Même si le nucléaire est considéré comme vert, rien ne dit que cela suffira à garantir un accès plus aisé au financement. Thomas Pellerin Carlin rappelle que « la taxonomie fonctionne comme les labels bio ». « Son impact dépend de la crédibilité du label et de la façon dont les acteurs s’en saisissent », souligne-t-il. Les acteurs financiers pourront continuer à fixer des cadres plus stricts à leurs investissements. Il est peu probable que les assureurs allemands ou autrichiens, par exemple, puissent financer à l’avenir le secteur.

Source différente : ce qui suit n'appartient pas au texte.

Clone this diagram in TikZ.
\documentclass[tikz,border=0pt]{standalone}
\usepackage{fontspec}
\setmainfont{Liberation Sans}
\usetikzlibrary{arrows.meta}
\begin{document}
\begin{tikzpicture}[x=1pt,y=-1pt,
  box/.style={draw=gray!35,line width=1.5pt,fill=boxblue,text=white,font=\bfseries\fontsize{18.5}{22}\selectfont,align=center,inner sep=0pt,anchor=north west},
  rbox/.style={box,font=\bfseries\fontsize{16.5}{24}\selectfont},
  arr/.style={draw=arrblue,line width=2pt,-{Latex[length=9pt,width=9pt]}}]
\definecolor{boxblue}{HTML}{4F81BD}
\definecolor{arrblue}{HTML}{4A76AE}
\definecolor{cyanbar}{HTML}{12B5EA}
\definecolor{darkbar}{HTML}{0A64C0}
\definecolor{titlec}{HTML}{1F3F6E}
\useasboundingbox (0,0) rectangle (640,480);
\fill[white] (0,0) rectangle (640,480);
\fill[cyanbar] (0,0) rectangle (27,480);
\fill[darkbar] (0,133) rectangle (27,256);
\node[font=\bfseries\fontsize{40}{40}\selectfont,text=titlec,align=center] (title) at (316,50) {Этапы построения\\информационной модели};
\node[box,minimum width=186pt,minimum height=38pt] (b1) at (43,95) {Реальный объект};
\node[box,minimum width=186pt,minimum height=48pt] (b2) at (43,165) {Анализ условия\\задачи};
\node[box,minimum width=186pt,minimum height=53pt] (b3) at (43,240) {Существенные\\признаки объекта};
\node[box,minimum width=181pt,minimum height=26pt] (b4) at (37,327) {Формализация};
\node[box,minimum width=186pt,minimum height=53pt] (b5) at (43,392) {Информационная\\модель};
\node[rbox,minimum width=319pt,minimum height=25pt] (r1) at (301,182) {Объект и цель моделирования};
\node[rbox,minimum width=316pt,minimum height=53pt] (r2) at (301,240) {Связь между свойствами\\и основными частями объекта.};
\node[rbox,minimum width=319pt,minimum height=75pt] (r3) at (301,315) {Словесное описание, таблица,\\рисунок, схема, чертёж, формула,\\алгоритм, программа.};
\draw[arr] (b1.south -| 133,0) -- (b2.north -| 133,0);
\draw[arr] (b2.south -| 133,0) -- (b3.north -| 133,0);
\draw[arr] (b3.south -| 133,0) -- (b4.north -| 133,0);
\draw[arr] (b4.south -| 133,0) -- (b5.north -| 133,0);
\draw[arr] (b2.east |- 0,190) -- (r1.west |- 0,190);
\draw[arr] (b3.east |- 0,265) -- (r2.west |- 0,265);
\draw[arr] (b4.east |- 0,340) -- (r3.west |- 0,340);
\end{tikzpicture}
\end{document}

La bataille de la taxonomie n’est pas la seule condition qui pourrait freiner le financement du nucléaire en Europe. « De plus en plus de parties prenantes à Bruxelles militent pour se débarrasser des tarifs de rachat à long terme de l’électricité, que la baisse des coûts des énergies renouvelables rend moins nécessaire pour ce secteur », remarque Marc-Antoine Eyl Mazzega. Or, ces mécanismes qui réduisent les risques sont incontournables pour viser un prix compétitif du nucléaire.